→ **Exercise data**
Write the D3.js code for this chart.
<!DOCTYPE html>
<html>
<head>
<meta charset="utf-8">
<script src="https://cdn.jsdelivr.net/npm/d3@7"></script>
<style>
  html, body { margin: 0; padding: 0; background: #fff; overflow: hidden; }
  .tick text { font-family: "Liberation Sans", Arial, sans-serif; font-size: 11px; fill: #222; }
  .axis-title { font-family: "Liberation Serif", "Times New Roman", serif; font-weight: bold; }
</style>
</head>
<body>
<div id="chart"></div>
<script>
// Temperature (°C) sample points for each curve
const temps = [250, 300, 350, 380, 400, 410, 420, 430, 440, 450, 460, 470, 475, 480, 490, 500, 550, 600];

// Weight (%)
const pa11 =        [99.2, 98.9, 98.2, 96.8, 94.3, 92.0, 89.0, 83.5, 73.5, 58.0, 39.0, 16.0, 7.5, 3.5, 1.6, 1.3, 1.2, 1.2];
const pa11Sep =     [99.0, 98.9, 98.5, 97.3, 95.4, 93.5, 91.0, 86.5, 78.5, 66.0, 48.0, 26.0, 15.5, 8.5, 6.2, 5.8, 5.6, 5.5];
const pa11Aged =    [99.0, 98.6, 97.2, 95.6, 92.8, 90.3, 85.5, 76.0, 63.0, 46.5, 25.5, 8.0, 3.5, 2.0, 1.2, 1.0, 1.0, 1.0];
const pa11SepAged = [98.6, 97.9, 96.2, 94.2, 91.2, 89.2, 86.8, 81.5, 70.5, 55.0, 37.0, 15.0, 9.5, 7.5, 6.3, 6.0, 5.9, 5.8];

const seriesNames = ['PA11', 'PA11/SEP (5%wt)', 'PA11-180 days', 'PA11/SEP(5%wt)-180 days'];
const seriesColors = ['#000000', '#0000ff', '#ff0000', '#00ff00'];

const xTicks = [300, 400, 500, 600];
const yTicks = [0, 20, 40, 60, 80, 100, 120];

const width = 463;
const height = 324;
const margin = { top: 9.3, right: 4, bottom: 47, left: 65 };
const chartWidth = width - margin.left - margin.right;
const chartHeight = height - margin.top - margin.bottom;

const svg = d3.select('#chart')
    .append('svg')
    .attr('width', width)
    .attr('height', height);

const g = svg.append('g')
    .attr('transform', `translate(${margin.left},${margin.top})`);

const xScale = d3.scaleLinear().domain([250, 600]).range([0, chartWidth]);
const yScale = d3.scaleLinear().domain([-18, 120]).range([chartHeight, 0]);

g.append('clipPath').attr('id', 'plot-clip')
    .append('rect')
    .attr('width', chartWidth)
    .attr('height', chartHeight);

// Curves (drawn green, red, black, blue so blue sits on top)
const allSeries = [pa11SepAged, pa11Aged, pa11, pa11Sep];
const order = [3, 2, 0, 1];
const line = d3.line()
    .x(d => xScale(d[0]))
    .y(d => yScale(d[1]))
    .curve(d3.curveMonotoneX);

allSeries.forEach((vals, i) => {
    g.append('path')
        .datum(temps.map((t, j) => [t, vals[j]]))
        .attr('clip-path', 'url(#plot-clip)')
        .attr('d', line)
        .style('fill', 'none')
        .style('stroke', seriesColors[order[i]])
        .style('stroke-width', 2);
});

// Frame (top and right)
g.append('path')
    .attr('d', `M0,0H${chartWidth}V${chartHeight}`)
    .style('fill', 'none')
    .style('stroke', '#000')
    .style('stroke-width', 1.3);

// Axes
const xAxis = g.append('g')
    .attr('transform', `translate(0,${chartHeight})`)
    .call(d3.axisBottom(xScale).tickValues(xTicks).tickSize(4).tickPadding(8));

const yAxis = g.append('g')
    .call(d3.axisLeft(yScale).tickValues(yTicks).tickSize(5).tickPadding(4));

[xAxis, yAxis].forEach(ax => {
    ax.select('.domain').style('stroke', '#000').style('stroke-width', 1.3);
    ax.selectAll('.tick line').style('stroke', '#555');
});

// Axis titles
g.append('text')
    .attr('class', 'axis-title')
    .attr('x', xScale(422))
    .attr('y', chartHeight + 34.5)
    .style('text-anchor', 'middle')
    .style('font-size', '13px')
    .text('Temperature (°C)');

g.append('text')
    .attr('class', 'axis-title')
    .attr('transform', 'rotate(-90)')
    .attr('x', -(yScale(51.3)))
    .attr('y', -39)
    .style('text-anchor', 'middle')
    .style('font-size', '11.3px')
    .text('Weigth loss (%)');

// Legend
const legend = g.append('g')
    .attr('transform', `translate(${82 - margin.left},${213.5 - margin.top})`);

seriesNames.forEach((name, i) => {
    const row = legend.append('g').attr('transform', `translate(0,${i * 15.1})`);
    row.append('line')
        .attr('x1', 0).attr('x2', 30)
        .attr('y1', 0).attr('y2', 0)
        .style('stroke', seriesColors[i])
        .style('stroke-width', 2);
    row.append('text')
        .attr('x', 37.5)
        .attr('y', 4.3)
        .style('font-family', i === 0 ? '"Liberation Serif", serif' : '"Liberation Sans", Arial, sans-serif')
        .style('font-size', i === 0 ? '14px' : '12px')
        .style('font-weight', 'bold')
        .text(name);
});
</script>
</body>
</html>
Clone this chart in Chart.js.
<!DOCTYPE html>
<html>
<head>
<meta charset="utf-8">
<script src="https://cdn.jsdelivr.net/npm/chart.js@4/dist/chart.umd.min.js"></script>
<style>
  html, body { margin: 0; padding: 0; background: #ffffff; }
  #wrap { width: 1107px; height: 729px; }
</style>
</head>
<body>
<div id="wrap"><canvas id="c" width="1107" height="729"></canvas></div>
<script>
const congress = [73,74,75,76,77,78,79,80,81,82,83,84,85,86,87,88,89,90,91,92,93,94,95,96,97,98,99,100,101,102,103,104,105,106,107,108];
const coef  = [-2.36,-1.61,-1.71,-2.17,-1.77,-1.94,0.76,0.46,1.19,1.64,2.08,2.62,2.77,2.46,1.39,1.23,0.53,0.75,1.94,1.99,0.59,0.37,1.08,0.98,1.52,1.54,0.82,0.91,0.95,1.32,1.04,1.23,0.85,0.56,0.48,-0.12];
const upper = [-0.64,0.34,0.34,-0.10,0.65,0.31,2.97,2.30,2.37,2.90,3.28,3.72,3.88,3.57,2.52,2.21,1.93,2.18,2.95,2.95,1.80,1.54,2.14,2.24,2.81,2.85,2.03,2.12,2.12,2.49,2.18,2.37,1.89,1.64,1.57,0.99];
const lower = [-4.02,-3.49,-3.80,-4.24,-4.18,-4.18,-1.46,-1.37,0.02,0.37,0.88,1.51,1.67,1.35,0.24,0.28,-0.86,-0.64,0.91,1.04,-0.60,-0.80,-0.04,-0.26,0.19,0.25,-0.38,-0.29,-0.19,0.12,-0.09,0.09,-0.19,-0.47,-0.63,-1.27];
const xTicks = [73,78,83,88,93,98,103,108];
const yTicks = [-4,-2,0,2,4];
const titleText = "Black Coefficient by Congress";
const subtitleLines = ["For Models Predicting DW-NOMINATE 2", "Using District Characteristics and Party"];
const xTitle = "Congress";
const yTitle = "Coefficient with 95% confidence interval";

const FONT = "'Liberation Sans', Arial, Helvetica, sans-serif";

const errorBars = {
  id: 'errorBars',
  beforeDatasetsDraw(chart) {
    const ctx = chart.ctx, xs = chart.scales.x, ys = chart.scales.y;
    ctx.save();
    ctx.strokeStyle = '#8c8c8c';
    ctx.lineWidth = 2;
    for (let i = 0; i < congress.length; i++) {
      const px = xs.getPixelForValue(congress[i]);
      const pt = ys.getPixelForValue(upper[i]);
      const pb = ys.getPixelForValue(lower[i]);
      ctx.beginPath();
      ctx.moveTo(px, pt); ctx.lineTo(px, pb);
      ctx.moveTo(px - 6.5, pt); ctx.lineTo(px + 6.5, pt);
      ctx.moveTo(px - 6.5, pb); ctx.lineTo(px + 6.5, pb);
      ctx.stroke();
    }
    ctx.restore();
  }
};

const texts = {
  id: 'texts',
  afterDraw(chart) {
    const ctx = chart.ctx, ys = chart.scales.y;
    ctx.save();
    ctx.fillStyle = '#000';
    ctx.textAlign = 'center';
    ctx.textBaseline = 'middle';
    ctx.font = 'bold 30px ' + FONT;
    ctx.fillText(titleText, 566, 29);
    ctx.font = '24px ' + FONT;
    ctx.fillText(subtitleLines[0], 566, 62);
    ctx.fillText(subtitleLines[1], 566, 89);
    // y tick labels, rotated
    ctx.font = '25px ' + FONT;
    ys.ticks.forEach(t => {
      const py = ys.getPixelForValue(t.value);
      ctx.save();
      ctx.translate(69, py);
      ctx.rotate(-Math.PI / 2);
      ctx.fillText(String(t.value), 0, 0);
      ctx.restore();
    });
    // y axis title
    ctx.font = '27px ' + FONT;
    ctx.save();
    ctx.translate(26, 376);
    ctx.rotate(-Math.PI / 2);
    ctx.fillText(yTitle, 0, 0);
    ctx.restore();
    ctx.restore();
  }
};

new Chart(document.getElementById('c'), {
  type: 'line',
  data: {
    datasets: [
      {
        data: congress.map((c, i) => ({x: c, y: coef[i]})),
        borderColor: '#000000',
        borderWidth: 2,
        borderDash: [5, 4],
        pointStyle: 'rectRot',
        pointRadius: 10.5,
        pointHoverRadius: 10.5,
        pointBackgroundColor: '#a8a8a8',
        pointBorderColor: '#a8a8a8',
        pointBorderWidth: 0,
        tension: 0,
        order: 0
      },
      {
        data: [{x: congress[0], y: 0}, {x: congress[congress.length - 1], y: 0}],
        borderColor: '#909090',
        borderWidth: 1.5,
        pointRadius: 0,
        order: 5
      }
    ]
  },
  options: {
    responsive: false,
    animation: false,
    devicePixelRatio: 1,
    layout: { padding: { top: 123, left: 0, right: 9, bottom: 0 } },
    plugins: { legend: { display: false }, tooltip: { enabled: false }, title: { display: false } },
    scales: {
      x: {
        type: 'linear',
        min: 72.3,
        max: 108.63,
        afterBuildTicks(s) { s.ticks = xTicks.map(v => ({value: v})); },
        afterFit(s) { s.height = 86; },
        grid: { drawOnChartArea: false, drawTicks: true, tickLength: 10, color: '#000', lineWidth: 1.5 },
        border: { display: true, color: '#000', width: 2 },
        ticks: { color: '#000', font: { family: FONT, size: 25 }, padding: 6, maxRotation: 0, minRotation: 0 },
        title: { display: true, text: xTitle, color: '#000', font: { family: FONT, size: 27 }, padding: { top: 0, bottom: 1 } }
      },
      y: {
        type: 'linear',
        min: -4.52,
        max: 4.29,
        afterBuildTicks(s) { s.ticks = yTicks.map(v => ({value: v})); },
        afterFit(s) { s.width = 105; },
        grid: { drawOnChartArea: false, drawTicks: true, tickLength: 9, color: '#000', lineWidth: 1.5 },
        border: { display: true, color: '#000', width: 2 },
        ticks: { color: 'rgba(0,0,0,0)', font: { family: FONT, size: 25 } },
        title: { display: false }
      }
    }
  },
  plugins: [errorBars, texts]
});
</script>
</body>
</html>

→ **Problem**
Give back the opening line of the records above and every line after it, up to and including the one with "500, 550, 600];", unchanged.

→ **In response**
Write the D3.js code for this chart.
<!DOCTYPE html>
<html>
<head>
<meta charset="utf-8">
<script src="https://cdn.jsdelivr.net/npm/d3@7"></script>
<style>
  html, body { margin: 0; padding: 0; background: #fff; overflow: hidden; }
  .tick text { font-family: "Liberation Sans", Arial, sans-serif; font-size: 11px; fill: #222; }
  .axis-title { font-family: "Liberation Serif", "Times New Roman", serif; font-weight: bold; }
</style>
</head>
<body>
<div id="chart"></div>
<script>
// Temperature (°C) sample points for each curve
const temps = [250, 300, 350, 380, 400, 410, 420, 430, 440, 450, 460, 470, 475, 480, 490, 500, 550, 600];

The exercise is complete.